[BEGIN Data listing]

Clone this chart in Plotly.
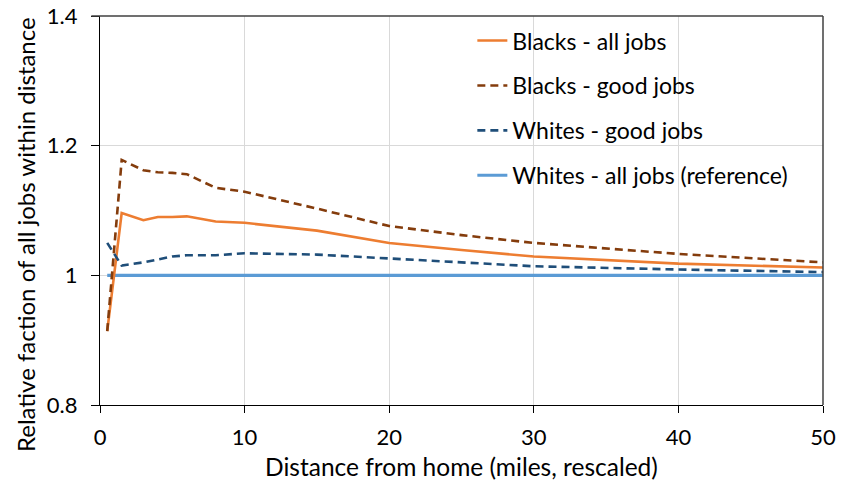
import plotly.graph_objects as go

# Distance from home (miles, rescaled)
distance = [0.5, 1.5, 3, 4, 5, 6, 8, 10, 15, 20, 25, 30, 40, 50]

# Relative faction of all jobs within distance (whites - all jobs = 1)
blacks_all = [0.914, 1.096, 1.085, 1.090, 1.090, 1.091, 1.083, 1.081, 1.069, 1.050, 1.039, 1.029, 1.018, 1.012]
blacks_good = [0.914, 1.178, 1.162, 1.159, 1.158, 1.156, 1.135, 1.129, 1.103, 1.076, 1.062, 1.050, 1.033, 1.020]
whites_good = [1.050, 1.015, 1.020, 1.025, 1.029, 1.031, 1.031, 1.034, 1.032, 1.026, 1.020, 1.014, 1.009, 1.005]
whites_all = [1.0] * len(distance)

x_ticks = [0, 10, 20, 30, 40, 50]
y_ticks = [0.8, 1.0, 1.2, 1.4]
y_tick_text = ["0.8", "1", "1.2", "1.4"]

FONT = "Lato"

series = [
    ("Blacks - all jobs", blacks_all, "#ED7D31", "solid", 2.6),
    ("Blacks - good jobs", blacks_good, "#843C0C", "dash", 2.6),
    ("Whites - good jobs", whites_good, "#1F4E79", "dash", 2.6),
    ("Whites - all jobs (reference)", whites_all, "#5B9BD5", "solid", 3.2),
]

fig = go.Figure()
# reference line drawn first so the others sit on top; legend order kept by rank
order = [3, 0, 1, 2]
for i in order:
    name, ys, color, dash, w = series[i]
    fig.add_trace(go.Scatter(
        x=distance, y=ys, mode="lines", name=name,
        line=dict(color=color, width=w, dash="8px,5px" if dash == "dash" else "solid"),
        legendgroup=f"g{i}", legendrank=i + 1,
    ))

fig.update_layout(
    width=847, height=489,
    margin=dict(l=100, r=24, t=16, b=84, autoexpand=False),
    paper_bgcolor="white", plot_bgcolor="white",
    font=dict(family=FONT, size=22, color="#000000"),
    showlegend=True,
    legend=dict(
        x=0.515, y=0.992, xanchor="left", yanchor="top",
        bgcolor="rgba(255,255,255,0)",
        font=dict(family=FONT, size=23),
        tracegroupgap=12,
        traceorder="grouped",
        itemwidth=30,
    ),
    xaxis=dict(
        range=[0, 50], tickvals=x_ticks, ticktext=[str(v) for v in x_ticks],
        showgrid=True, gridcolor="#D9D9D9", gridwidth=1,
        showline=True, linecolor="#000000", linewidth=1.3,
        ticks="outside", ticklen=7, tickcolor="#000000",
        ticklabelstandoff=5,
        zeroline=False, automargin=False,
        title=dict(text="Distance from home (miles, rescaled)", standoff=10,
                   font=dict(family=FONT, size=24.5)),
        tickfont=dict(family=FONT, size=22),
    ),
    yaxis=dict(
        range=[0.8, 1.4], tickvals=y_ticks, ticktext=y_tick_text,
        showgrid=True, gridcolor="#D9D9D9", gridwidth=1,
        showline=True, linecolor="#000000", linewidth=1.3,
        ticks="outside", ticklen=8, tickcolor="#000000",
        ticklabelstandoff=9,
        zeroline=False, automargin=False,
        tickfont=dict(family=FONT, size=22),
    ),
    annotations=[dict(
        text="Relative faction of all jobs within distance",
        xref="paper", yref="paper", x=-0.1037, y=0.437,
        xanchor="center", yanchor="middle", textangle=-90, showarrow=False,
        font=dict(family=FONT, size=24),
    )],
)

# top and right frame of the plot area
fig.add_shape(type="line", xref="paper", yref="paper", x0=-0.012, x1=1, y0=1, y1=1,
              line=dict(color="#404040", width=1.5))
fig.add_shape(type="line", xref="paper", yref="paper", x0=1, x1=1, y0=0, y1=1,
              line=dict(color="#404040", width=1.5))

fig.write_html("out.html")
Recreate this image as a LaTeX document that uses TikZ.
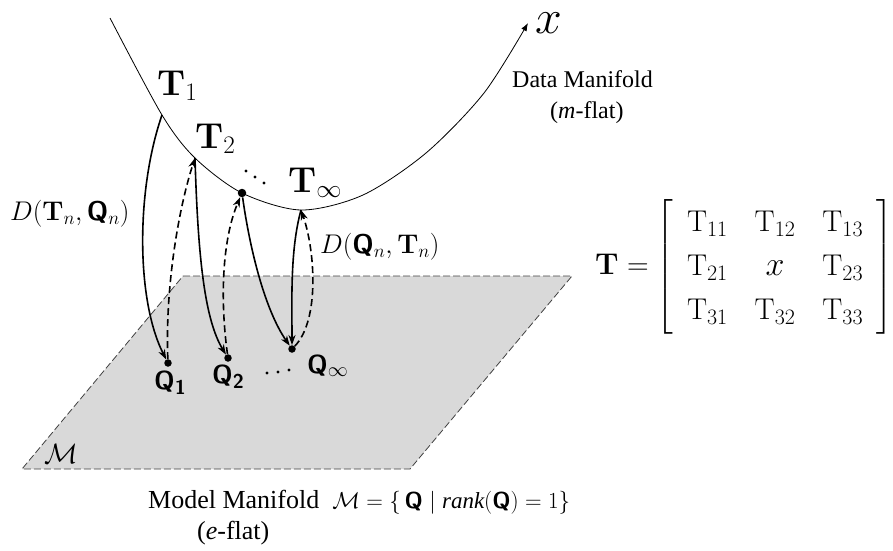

[END Data listing]

All of the records above must be copied exactly, except for the pictures.

Clone this chart in Plotly.
import plotly.graph_objects as go

# Distance from home (miles, rescaled)
distance = [0.5, 1.5, 3, 4, 5, 6, 8, 10, 15, 20, 25, 30, 40, 50]

# Relative faction of all jobs within distance (whites - all jobs = 1)
blacks_all = [0.914, 1.096, 1.085, 1.090, 1.090, 1.091, 1.083, 1.081, 1.069, 1.050, 1.039, 1.029, 1.018, 1.012]
blacks_good = [0.914, 1.178, 1.162, 1.159, 1.158, 1.156, 1.135, 1.129, 1.103, 1.076, 1.062, 1.050, 1.033, 1.020]
whites_good = [1.050, 1.015, 1.020, 1.025, 1.029, 1.031, 1.031, 1.034, 1.032, 1.026, 1.020, 1.014, 1.009, 1.005]
whites_all = [1.0] * len(distance)

x_ticks = [0, 10, 20, 30, 40, 50]
y_ticks = [0.8, 1.0, 1.2, 1.4]
y_tick_text = ["0.8", "1", "1.2", "1.4"]

FONT = "Lato"

series = [
    ("Blacks - all jobs", blacks_all, "#ED7D31", "solid", 2.6),
    ("Blacks - good jobs", blacks_good, "#843C0C", "dash", 2.6),
    ("Whites - good jobs", whites_good, "#1F4E79", "dash", 2.6),
    ("Whites - all jobs (reference)", whites_all, "#5B9BD5", "solid", 3.2),
]

fig = go.Figure()
# reference line drawn first so the others sit on top; legend order kept by rank
order = [3, 0, 1, 2]
for i in order:
    name, ys, color, dash, w = series[i]
    fig.add_trace(go.Scatter(
        x=distance, y=ys, mode="lines", name=name,
        line=dict(color=color, width=w, dash="8px,5px" if dash == "dash" else "solid"),
        legendgroup=f"g{i}", legendrank=i + 1,
    ))

fig.update_layout(
    width=847, height=489,
    margin=dict(l=100, r=24, t=16, b=84, autoexpand=False),
    paper_bgcolor="white", plot_bgcolor="white",
    font=dict(family=FONT, size=22, color="#000000"),
    showlegend=True,
    legend=dict(
        x=0.515, y=0.992, xanchor="left", yanchor="top",
        bgcolor="rgba(255,255,255,0)",
        font=dict(family=FONT, size=23),
        tracegroupgap=12,
        traceorder="grouped",
        itemwidth=30,
    ),
    xaxis=dict(
        range=[0, 50], tickvals=x_ticks, ticktext=[str(v) for v in x_ticks],
        showgrid=True, gridcolor="#D9D9D9", gridwidth=1,
        showline=True, linecolor="#000000", linewidth=1.3,
        ticks="outside", ticklen=7, tickcolor="#000000",
        ticklabelstandoff=5,
        zeroline=False, automargin=False,
        title=dict(text="Distance from home (miles, rescaled)", standoff=10,
                   font=dict(family=FONT, size=24.5)),
        tickfont=dict(family=FONT, size=22),
    ),
    yaxis=dict(
        range=[0.8, 1.4], tickvals=y_ticks, ticktext=y_tick_text,
        showgrid=True, gridcolor="#D9D9D9", gridwidth=1,
        showline=True, linecolor="#000000", linewidth=1.3,
        ticks="outside", ticklen=8, tickcolor="#000000",
        ticklabelstandoff=9,
        zeroline=False, automargin=False,
        tickfont=dict(family=FONT, size=22),
    ),
    annotations=[dict(
        text="Relative faction of all jobs within distance",
        xref="paper", yref="paper", x=-0.1037, y=0.437,
        xanchor="center", yanchor="middle", textangle=-90, showarrow=False,
        font=dict(family=FONT, size=24),
    )],
)

# top and right frame of the plot area
fig.add_shape(type="line", xref="paper", yref="paper", x0=-0.012, x1=1, y0=1, y1=1,
              line=dict(color="#404040", width=1.5))
fig.add_shape(type="line", xref="paper", yref="paper", x0=1, x1=1, y0=0, y1=1,
              line=dict(color="#404040", width=1.5))

fig.write_html("out.html")
Recreate this image as a LaTeX document that uses TikZ.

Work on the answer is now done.